The moves are not a consequence of the B.M.H.-Leyland merger, but were undertaken at the direct request of Mr. Issigonis, who wanted to concentrate on the far-reaching engineering projects he has in the B.M.C. pipelines.
With its steady expansion, even before the latest merger, the organization was making increasing administrative demands on his time. He is essentially a creator-“I’m really the last of the Bugattis”, he told me recently-and resents being tethered to detailed administration.
Mr. Barber, on the other hand, is a highly skilled administrator in the planning of a product and bringing it forward through the design stages to full production. His responsibilities in B.M.C. will now follow the pattern of a similar relationship he could have with any member company of the group, including the Leyland side and any outside customers.
His team at Pressed Steel Fisher, will meet regularly and work closely with the B.M.C. design team, and it could co-operate equally well with those of Rover, Triumph, or any other group.
Playing a central role in the new line-up will be Mr. Joe Edwards, who reports direct to B.M.C.’s chairman, Sir George Harriman (also chairman of the new British Leyland Motor Corporation). The results of the moves should be particularly fruitful in new model policies, enabling B.M.C. to operate a more streamlined machine for getting projects to the production stage and launching future model ranges.
The merger of BMC and Leyland would inevitably result in significant changes throughout the two organisations. That Alex Issigonis was more of a creative engineer than a pure product-designer is obvious when you look at the cars he designed. Yet it is also clear with hindsight (and was surely visible to some at the time) that he had overseen a range of cars that were commercial failures.
The Mini, 1100, 1800, Maxi were obviously innovative, yet they singularly failed to appeal to the mass-market at home and across Europe that Ford had targeted so effectively. Even the more successful BMC models failed to sell in large enough numbers to be sufficiently profitable at the price they were sold. The fact that the 1800 so missed its target market, necessitating the launch of the poorly designed Maxi, just heaped problems onto an already failing company.

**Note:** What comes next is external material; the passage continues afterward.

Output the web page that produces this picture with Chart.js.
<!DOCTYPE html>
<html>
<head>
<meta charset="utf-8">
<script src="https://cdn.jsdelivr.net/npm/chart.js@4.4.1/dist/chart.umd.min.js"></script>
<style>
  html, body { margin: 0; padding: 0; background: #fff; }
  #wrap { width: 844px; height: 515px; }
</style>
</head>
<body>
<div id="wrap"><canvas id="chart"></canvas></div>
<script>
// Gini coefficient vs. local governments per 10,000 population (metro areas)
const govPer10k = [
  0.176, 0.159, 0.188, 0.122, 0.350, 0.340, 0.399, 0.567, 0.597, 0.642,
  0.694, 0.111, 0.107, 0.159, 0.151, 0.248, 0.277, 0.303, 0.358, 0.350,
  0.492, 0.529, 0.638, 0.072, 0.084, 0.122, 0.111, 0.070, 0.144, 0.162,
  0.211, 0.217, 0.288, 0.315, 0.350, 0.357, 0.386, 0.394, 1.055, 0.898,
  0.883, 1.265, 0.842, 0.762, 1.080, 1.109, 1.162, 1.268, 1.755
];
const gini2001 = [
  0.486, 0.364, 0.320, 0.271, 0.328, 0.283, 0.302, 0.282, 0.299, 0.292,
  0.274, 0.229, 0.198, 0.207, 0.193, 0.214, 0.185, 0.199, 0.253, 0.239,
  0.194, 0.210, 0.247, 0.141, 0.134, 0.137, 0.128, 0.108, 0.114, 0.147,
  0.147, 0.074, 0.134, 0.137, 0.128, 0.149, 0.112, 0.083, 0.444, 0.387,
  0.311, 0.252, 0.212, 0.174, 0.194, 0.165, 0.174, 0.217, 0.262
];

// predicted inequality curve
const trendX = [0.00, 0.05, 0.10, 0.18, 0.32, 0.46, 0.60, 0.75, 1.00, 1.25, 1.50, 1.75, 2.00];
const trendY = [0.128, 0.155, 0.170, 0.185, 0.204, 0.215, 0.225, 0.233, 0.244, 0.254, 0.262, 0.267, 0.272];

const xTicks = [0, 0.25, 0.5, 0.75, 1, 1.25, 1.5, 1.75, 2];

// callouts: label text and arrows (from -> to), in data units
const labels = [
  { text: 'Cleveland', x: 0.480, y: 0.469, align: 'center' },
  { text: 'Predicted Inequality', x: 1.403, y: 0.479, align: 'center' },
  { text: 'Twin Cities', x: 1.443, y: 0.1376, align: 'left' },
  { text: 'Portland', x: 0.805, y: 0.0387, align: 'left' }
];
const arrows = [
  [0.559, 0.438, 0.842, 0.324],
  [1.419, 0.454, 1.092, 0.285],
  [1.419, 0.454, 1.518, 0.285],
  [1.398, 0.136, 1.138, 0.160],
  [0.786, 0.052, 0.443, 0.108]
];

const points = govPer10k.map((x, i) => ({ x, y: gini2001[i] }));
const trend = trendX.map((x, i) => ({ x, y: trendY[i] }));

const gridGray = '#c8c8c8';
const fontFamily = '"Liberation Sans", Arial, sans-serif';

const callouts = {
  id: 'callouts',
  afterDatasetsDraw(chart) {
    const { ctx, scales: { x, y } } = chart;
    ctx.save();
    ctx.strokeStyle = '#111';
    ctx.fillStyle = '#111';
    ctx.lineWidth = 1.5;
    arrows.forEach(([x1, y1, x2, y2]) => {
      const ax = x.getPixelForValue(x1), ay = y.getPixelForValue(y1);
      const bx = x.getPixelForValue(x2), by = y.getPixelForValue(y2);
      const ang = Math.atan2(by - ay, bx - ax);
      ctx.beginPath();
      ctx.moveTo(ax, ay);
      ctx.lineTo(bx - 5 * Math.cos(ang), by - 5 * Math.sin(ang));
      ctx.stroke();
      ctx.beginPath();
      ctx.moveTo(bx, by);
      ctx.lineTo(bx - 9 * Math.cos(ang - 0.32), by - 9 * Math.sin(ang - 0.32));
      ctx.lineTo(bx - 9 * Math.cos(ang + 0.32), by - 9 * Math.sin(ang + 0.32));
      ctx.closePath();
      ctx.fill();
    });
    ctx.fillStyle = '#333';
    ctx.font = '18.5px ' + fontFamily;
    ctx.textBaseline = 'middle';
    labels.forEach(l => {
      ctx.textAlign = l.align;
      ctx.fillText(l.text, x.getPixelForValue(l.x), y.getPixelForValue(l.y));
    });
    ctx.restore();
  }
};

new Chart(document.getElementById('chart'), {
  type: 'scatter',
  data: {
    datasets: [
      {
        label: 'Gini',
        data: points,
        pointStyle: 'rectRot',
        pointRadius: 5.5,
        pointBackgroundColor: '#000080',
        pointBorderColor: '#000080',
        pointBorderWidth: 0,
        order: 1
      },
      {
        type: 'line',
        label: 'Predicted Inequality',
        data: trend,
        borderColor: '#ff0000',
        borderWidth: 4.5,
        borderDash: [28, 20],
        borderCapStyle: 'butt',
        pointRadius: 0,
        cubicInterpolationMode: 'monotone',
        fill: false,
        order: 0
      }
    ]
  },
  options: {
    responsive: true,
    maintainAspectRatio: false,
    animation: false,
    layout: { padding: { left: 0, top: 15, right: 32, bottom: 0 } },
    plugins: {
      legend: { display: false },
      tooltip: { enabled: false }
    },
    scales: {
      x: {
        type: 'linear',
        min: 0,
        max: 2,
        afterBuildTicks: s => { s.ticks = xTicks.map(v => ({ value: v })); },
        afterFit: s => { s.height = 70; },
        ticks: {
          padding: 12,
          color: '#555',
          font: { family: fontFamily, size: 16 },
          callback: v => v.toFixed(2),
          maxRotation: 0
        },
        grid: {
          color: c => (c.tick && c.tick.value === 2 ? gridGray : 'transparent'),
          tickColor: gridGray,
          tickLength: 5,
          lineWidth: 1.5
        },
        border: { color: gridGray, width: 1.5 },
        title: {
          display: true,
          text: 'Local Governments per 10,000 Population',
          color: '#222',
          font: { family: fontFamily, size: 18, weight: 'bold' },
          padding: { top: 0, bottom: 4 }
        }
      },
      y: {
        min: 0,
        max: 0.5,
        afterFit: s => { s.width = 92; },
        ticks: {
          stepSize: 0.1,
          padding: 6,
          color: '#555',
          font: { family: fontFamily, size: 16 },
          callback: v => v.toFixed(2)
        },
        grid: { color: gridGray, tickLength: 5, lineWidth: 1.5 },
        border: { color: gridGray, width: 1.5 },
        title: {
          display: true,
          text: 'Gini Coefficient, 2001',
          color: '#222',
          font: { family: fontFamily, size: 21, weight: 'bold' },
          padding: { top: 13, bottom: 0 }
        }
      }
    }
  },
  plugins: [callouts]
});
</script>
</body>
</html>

These were some of the failures of the entire BMC, not just Alec Issigonis. But the merged company couldn’t continue as before. This move may have been mainly a face-saving gesture to move Alec Issigonis away from product design without sacking the man who was so closely associated with BMC cars, but it also looked like a shrewd move by Leyland. Alec Issigonis was surely better-suited to an innovation role, although it must have been frustrating for him to see few of his subsequent innovations reach the market.